Crisis should push reforms

Wednesday, 18 May 2016 00:42 -     - {{hitsCtrl.values.hits}}

  • Expert insists SL needs trade agreements to become part of global value chains for growth
  • Labour reforms to get people out of overburdened public sector and encourage women workers
  • Calls for haemorrhaging SOEs need to be fixed, 333 people for each plane of SriLankan, losses twice that allocated to Samurdi
  • Backs Temasek model but insists it needs to be made more transparent and accountable


By Uditha Jayasinghe

Sri Lanka needs to tap into global value chains through sweeping reforms in human resources and State Owned Enterprises (SOEs) to foster strong growth at a point when the country’s demographic advantage is in decline, a tough talking expert said yesterday.

Former telecoms regulator and founding chair of LIRNEasia Professor Rohan Samarajiva delivering the keynote address at the Daily FT and Colombo MBA Alumni Association organised forum titled “Reforms: The Way forward for Sri Lanka” pointed out that Sri Lanka’s median age is at 31 years meaning “Sri Lanka is getting old before it gets rich.”fgj

Trade agreements are a crucial facet of tying into global value chains and Sri Lanka should not risk becoming isolated in the global battle for stronger trade linkages he said, pointing out fresh deals inked by the Association of East Asian Nations and the Transpacific Partnership backed by the US, both of which Sri Lanka is not part of but its competitor Vietnam is.

“Trade agreements are something that this country needs. Detractors don’t understand that they are shooting themselves, shooting the next generation in the foot by objecting to Sri Lanka entering into what agreements we can enter into.”

However, the current economic crisis facing the country can be wrestled into producing positive results if policy makers are focused on key needs, he said pointing out how Indonesia used its financial problems to introduce reforms and spur growth. Timely reforms in the public sector, which employs nearly 2 million people, would create a labour pool for the private sector to draw from and create investment by stemming the haemorrhaging of public finance from State enterprises. Human resource reform would also encourage thousands of women to enter the formal workforce and balance out the overwhelmingly male labour component, he advocated.

“Crisis is important. Crisis should never go to waste. Other countries have dealt well with crisis. Indonesia implemented a slew of reforms in the 1990s and we could do the same. What I have to say, and I’m not in government so I don’t have to be politically correct, is that we need to open up to competition wherever possible. We have to remove barriers to entry, we have to where necessary have regulation. Privatisation is a dirty word in Sri Lanka but I’m going to use it here.”

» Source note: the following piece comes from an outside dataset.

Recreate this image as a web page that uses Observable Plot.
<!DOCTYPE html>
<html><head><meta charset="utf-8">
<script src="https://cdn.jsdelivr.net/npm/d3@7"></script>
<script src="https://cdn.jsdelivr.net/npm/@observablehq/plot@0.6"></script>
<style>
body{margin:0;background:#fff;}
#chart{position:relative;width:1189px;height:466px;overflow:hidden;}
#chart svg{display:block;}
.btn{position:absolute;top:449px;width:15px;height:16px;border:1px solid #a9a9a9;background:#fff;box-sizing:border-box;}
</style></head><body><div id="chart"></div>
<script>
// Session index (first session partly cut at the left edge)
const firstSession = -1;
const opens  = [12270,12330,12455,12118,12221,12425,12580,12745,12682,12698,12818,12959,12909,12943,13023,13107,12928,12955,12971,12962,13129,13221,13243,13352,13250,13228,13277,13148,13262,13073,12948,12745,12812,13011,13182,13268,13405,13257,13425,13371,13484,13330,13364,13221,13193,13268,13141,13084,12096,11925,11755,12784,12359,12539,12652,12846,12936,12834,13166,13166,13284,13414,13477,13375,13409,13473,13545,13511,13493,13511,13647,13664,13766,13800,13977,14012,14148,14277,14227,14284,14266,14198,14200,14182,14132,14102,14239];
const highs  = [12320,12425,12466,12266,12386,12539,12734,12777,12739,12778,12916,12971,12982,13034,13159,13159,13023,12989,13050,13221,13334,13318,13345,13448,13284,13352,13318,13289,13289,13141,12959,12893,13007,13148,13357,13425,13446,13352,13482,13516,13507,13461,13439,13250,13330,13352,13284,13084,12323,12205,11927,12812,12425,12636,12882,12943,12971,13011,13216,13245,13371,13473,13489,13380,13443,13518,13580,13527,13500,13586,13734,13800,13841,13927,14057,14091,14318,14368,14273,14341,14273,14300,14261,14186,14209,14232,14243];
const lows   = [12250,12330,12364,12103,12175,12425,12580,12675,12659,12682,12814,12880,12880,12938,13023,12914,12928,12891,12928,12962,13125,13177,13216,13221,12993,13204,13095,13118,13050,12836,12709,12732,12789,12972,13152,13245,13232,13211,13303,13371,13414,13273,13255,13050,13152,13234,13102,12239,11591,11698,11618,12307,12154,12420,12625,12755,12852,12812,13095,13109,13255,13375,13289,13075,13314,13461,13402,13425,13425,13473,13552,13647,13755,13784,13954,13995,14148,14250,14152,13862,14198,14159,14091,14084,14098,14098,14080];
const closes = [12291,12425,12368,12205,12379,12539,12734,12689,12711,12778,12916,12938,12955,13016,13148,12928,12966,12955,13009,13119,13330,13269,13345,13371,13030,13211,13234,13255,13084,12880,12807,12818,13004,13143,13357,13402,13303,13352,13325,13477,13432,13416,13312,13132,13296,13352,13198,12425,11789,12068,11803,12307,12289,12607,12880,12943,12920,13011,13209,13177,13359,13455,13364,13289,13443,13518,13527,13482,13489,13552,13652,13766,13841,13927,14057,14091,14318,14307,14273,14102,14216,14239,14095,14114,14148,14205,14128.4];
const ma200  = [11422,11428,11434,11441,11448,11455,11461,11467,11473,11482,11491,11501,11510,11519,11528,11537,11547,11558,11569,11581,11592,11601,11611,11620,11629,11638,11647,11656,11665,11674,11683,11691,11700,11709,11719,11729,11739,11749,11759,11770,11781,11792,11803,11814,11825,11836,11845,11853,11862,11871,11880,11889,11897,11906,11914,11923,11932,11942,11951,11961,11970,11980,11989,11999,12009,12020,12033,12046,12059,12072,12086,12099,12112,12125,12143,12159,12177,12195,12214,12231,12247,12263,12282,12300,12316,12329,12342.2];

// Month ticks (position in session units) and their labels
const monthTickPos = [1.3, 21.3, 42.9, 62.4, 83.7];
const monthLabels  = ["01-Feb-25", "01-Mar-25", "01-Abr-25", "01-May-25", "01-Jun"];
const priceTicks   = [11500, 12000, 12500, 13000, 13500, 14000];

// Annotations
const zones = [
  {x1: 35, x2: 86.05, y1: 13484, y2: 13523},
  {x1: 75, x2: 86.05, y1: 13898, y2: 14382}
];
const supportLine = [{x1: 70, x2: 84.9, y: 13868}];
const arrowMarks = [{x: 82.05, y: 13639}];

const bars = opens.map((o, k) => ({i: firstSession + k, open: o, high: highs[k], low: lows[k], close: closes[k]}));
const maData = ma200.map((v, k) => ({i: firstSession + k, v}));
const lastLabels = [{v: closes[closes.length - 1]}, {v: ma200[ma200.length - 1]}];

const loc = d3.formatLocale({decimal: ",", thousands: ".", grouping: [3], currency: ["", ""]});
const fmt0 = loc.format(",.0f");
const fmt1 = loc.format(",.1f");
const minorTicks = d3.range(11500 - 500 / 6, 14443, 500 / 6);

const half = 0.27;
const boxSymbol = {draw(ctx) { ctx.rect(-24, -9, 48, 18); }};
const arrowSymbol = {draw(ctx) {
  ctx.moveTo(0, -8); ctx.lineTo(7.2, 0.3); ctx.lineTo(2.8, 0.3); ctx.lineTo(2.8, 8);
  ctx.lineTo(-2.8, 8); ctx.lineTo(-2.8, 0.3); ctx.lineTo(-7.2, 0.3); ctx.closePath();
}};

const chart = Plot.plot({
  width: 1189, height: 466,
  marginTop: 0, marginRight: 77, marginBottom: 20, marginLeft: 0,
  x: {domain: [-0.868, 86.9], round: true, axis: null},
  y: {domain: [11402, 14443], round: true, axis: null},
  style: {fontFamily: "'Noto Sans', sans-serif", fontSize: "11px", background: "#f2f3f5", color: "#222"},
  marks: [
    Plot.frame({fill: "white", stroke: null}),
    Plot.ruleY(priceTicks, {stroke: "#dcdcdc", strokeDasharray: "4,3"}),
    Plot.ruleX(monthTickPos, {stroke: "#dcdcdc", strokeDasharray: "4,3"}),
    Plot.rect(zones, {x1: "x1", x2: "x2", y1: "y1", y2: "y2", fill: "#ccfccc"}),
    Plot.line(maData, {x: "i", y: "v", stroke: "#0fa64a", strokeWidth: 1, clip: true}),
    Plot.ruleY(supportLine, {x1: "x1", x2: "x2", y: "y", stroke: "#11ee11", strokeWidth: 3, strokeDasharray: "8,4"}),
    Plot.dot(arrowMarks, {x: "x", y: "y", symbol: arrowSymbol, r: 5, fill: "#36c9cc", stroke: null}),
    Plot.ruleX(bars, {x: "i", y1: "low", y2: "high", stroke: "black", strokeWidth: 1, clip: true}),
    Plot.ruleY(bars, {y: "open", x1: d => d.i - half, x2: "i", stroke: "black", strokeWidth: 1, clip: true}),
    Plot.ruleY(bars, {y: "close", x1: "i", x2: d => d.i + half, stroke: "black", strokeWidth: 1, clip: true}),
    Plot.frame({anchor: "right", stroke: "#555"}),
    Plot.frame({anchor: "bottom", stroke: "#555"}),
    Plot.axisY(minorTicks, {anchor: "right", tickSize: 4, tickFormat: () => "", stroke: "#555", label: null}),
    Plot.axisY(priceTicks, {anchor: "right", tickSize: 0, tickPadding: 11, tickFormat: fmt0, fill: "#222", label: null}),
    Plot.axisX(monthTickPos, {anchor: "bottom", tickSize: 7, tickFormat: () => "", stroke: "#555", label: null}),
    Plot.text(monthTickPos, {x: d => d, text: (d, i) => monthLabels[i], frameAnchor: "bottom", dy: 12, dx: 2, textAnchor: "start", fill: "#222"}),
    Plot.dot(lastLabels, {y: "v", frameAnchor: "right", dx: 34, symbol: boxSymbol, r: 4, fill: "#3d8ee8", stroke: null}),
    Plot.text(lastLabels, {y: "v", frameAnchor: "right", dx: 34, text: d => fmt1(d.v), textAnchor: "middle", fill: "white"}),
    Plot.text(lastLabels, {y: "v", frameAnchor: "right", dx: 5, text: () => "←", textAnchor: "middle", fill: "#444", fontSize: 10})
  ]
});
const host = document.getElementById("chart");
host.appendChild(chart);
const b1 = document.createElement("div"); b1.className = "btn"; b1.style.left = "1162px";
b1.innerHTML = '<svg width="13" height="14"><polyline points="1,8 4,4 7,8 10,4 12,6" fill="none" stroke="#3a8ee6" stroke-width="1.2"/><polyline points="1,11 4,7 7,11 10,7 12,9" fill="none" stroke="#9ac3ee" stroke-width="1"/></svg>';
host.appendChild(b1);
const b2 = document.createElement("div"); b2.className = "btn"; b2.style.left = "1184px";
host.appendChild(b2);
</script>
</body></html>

Prof. Samarajiva demonstrated the massive losses of SriLankan Airlines as an example of public finance wastage and stressed how the cash ploughed into the national carrier could be used for sustainable development by increasing the funds available to social welfare programmes.

“The top five State Owned Enterprises made Rs. 605 billion in losses. This is 18% of Sri Lanka’s GDP and 81% of the current Budget deficit. Now we paid them money in order to accrue astronomical losses. We increased the number of people working at this airline by 30%. Currently we have 333 people per plane at SriLankan though there are airlines with just 76 people per plane. Pakistan leads South Asia as the highest number of employees per plane but we come a close second.”

“I believe that Samurdhi is an important infrastructure. I think that a country that does not look after its poor is not worth living in. In 2014 Sri Lanka spent double what it spent on Samurdhi just to cover the operational losses of SriLankan Airlines. What kind of priorities does our country have?”

Opening up loss making SOEs to private investment is just one step suggested by Prof. Samarajiva. Acknowledging that privatisation was fraught with political difficulties he also backed Government plans to establish a holding company for SOEs along the Temasek model as a “second best” solution but insisted it would have to come with stronger transparency and accountability mechanisms. Prof. Samarajiva called for a process where even the board of directors of the holding company can be held responsible for their performance and gave examples of how Singapore lists its State entities in the stock market to maximise company valuations and sustain growth.

“Failing privatisation the second best solution could be the Temasek model where commercial State enterprises are held under one holding company. I’m a bit worried about this because I have seen how the Temasek model was implemented in Bhutan and implemented badly. Just because something works in Singapore doesn’t mean it will work anywhere in the world because conditions can be different. Under this system only the purely commercial companies should be placed, where you have other social objectives don’t put them under Temasek.”